The main block is 250 metres long and consists of six wings connected by a gently curved central corridor. The arrangement brought daylight and ventilation to the offices while avoiding the enclosed courtyards common in large office buildings of the period. Its steel frame is faced with travertine, and horizontal window bands emphasise the curve of the façade. Poelzig's design combined monumental scale with the repetitive forms of industrial construction.

The principal entrance is a temple-like portico at the centre of the front façade. Inside, a foyer with curved staircases leads to the rear rotunda, whose glazed wall looks across a reflecting pool towards the separate Casino building. During the American occupation the rotunda served as a snack bar; after restoration it was named the Eisenhower Rotunda. It now contains Café Rotunde and is also used for events. It is distinct from Eisenhower Hall, his former first-floor office in room IG 1.314.

The building's restored paternoster lifts remain in operation.
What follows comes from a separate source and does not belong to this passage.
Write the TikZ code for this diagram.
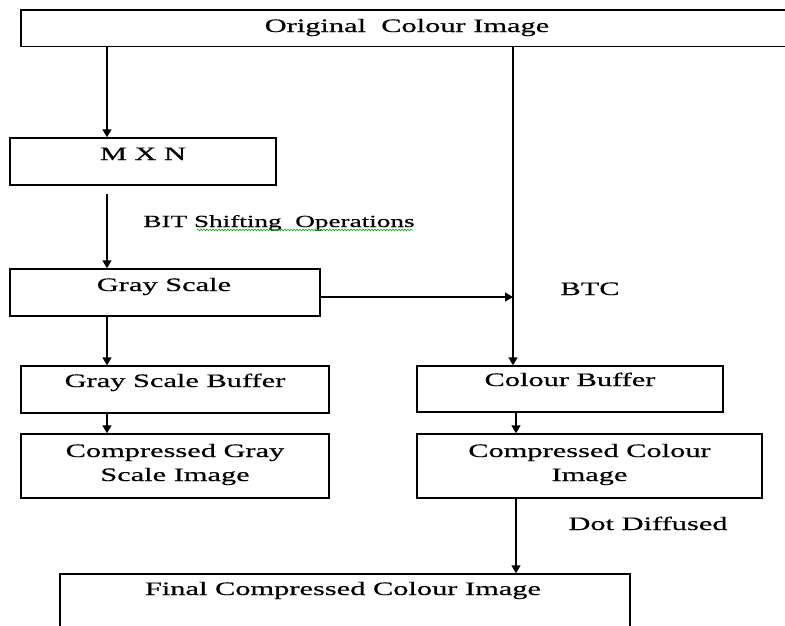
\documentclass[tikz,border=0pt]{standalone}
\usepackage{fontspec}
\setmainfont{Liberation Serif}[FakeStretch=1.6,FakeBold=0.5]
\usetikzlibrary{arrows.meta,decorations.pathmorphing}
\begin{document}
\begin{tikzpicture}[x=1pt,y=-1pt,
  box/.style={draw, line width=1.4pt, inner sep=0pt, fill=none},
  arr/.style={line width=1.4pt, -{Triangle[length=8pt,width=9pt]}},
  lbl/.style={inner sep=0pt, anchor=base, font=\fontsize{19}{22}\selectfont},
  small/.style={inner sep=0pt, anchor=base, font=\fontsize{17}{20}\selectfont}]
\clip (0,0) rectangle (785,625);
\fill[white] (0,0) rectangle (785,625);
% boxes
\node[box, minimum width=779pt, minimum height=36.5pt] (top) at (410.5,28.25) {};
\node[box, minimum width=266pt, minimum height=47pt] (mxn) at (143,161.5) {};
\node[box, minimum width=310pt, minimum height=47pt] (gray) at (165,292.5) {};
\node[box, minimum width=308pt, minimum height=47pt] (gbuf) at (175,389.5) {};
\node[box, minimum width=306pt, minimum height=46pt] (cbuf) at (570,389) {};
\node[box, minimum width=308pt, minimum height=64pt] (cgray) at (175,466) {};
\node[box, minimum width=345pt, minimum height=64pt] (ccol) at (589.5,466) {};
\node[box, minimum width=570pt, minimum height=86pt] (final) at (345,617) {};
% texts
\node[lbl] (ttop) at (407,32) {Original~ Colour Image};
\node[lbl] (tmxn) at (143,160) {M X N};
\node[lbl] (tgray) at (164,291) {Gray Scale};
\node[lbl] (tgbuf) at (175,387) {Gray Scale Buffer};
\node[lbl] (tcbuf) at (570,386) {Colour Buffer};
\node[lbl] (tcg1) at (175,457) {Compressed Gray};
\node[lbl] (tcg2) at (175,481) {Scale Image};
\node[lbl] (tcc1) at (589.5,457) {Compressed Colour};
\node[lbl] (tcc2) at (589.5,481) {Image};
\node[lbl] (tfin) at (343,595) {Final Compressed Colour Image};
\node[small] (tbit) at (279,227) {BIT Shifting~ Operations};
\node[lbl] (tbtc) at (590,295) {BTC};
\node[lbl] (tdot) at (648,530) {Dot Diffused};
\draw[green!60!black, line width=0.5pt, decorate, decoration={snake, amplitude=0.9pt, segment length=3pt}] (197,230) -- (413,230);
% connectors
\coordinate (xl) at (107,0);
\coordinate (xr) at (513,0);
\coordinate (xr2) at (516,0);
\coordinate (gE) at ([yshift=-4.5pt]gray.east);
\draw[arr] (top.south -| xl) -- (mxn.north -| xl);
\draw[arr, shorten <=8pt] (mxn.south -| xl) -- (gray.north -| xl);
\draw[arr] (gray.south -| xl) -- (gbuf.north -| xl);
\draw[arr] (gbuf.south -| xl) -- (cgray.north -| xl);
\draw[arr] (top.south -| xr) -- (cbuf.north -| xr);
\draw[arr] (gE) -- (gE -| xr);
\draw[arr] (cbuf.south -| xr2) -- (ccol.north -| xr2);
\draw[arr] (ccol.south -| xr2) -- (final.north -| xr2);
\end{tikzpicture}
\end{document}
One provides vertical circulation within the Humanities Library Center, whose collections occupy eight or nine levels in the outer wings.

The reflecting pool behind the main building includes Fritz Klimsch's bronze sculpture Am Wasser, completed in 1930. A photograph from late 1945 shows it still beside the pool after the complex became an American headquarters. The sculpture was installed at Hoechst by 1956 and returned to the pool on 13 June 1991. A local story attributed its removal to Mamie Eisenhower, but an archival study found conflicting records and could not establish when or why it had been moved.

The former Casino, later the United States officers' Terrace Club, now contains the Mensa Casino refectory; its upper floor is used for university events.